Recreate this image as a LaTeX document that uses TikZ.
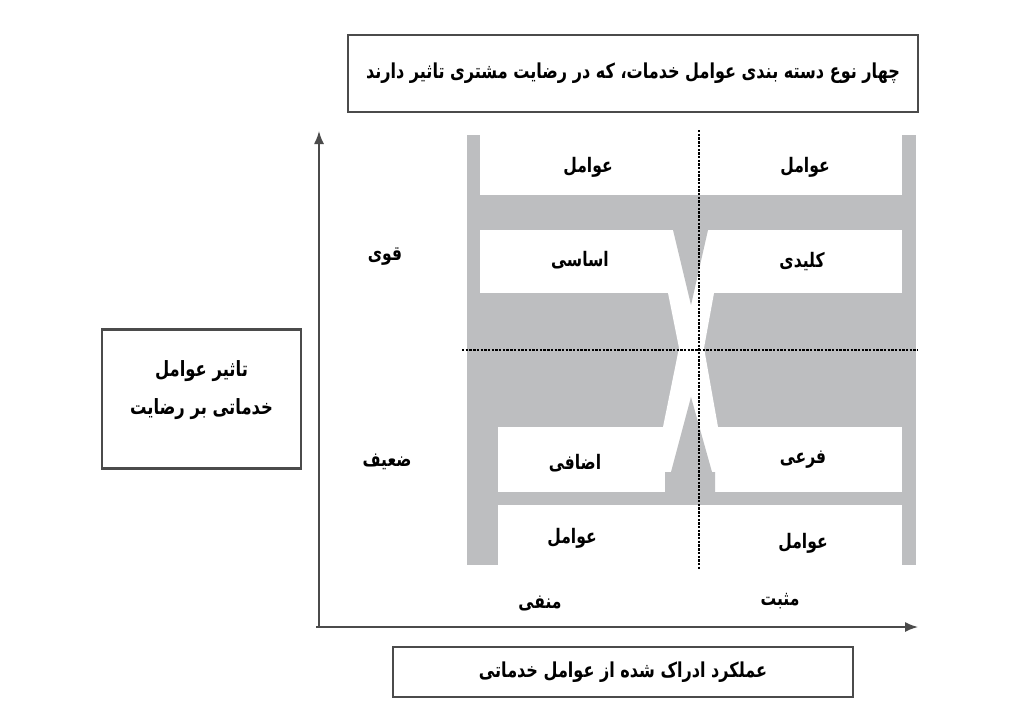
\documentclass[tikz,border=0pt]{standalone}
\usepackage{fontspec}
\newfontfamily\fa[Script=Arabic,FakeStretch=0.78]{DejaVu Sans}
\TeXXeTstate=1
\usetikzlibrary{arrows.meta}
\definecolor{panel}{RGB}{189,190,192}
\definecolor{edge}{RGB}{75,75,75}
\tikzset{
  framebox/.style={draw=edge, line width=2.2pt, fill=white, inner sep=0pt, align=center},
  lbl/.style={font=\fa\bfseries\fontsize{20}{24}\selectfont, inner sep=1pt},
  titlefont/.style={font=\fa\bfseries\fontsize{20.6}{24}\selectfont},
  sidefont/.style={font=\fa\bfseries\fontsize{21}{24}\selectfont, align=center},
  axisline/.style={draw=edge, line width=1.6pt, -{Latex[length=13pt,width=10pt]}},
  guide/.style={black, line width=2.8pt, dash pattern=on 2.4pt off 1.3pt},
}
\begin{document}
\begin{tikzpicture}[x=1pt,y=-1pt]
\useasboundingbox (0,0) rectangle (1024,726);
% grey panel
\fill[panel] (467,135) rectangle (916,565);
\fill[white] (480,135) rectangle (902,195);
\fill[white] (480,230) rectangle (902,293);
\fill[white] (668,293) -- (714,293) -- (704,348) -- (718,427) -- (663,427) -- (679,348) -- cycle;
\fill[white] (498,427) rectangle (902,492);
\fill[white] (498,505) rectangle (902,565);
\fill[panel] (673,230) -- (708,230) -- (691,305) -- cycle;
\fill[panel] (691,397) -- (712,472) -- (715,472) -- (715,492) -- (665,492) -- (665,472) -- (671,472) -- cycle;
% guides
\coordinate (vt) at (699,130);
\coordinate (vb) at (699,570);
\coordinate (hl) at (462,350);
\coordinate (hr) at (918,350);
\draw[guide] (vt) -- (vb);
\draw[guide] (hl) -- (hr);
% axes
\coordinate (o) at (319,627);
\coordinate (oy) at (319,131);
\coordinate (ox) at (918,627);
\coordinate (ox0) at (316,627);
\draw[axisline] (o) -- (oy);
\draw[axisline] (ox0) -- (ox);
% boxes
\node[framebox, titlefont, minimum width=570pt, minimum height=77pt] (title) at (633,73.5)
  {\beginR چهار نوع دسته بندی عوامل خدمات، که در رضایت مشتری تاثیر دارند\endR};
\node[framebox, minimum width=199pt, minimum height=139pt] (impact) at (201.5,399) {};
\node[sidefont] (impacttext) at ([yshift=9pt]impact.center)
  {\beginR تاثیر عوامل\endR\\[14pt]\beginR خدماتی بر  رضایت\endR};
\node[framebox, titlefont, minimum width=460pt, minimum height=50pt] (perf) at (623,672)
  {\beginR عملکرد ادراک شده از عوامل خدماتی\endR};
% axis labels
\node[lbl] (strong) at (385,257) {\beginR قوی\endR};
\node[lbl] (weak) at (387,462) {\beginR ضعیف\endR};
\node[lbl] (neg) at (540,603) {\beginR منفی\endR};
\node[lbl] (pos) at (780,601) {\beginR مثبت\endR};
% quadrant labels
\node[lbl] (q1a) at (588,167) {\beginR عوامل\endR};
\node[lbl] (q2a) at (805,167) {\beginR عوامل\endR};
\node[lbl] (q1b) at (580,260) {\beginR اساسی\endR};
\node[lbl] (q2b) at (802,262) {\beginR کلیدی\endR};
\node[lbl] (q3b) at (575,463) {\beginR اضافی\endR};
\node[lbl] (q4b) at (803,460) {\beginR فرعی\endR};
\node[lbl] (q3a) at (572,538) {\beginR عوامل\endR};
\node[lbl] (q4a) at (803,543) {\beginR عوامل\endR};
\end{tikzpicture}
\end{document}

--

* [Exercise description]: Repeat the data exactly, dropping every picture it holds.

* [Exercise solution]:
Recreate this image as a LaTeX document that uses TikZ.
\documentclass[tikz,border=0pt]{standalone}
\usepackage{fontspec}
\newfontfamily\fa[Script=Arabic,FakeStretch=0.78]{DejaVu Sans}
\TeXXeTstate=1
\usetikzlibrary{arrows.meta}
\definecolor{panel}{RGB}{189,190,192}
\definecolor{edge}{RGB}{75,75,75}
\tikzset{
  framebox/.style={draw=edge, line width=2.2pt, fill=white, inner sep=0pt, align=center},
  lbl/.style={font=\fa\bfseries\fontsize{20}{24}\selectfont, inner sep=1pt},
  titlefont/.style={font=\fa\bfseries\fontsize{20.6}{24}\selectfont},
  sidefont/.style={font=\fa\bfseries\fontsize{21}{24}\selectfont, align=center},
  axisline/.style={draw=edge, line width=1.6pt, -{Latex[length=13pt,width=10pt]}},
  guide/.style={black, line width=2.8pt, dash pattern=on 2.4pt off 1.3pt},
}
\begin{document}
\begin{tikzpicture}[x=1pt,y=-1pt]
\useasboundingbox (0,0) rectangle (1024,726);
% grey panel
\fill[panel] (467,135) rectangle (916,565);
\fill[white] (480,135) rectangle (902,195);
\fill[white] (480,230) rectangle (902,293);
\fill[white] (668,293) -- (714,293) -- (704,348) -- (718,427) -- (663,427) -- (679,348) -- cycle;
\fill[white] (498,427) rectangle (902,492);
\fill[white] (498,505) rectangle (902,565);
\fill[panel] (673,230) -- (708,230) -- (691,305) -- cycle;
\fill[panel] (691,397) -- (712,472) -- (715,472) -- (715,492) -- (665,492) -- (665,472) -- (671,472) -- cycle;
% guides
\coordinate (vt) at (699,130);
\coordinate (vb) at (699,570);
\coordinate (hl) at (462,350);
\coordinate (hr) at (918,350);
\draw[guide] (vt) -- (vb);
\draw[guide] (hl) -- (hr);
% axes
\coordinate (o) at (319,627);
\coordinate (oy) at (319,131);
\coordinate (ox) at (918,627);
\coordinate (ox0) at (316,627);
\draw[axisline] (o) -- (oy);
\draw[axisline] (ox0) -- (ox);
% boxes
\node[framebox, titlefont, minimum width=570pt, minimum height=77pt] (title) at (633,73.5)
  {\beginR چهار نوع دسته بندی عوامل خدمات، که در رضایت مشتری تاثیر دارند\endR};
\node[framebox, minimum width=199pt, minimum height=139pt] (impact) at (201.5,399) {};
\node[sidefont] (impacttext) at ([yshift=9pt]impact.center)
  {\beginR تاثیر عوامل\endR\\[14pt]\beginR خدماتی بر  رضایت\endR};
\node[framebox, titlefont, minimum width=460pt, minimum height=50pt] (perf) at (623,672)
  {\beginR عملکرد ادراک شده از عوامل خدماتی\endR};
% axis labels
\node[lbl] (strong) at (385,257) {\beginR قوی\endR};
\node[lbl] (weak) at (387,462) {\beginR ضعیف\endR};
\node[lbl] (neg) at (540,603) {\beginR منفی\endR};
\node[lbl] (pos) at (780,601) {\beginR مثبت\endR};
% quadrant labels
\node[lbl] (q1a) at (588,167) {\beginR عوامل\endR};
\node[lbl] (q2a) at (805,167) {\beginR عوامل\endR};
\node[lbl] (q1b) at (580,260) {\beginR اساسی\endR};
\node[lbl] (q2b) at (802,262) {\beginR کلیدی\endR};
\node[lbl] (q3b) at (575,463) {\beginR اضافی\endR};
\node[lbl] (q4b) at (803,460) {\beginR فرعی\endR};
\node[lbl] (q3a) at (572,538) {\beginR عوامل\endR};
\node[lbl] (q4a) at (803,543) {\beginR عوامل\endR};
\end{tikzpicture}
\end{document}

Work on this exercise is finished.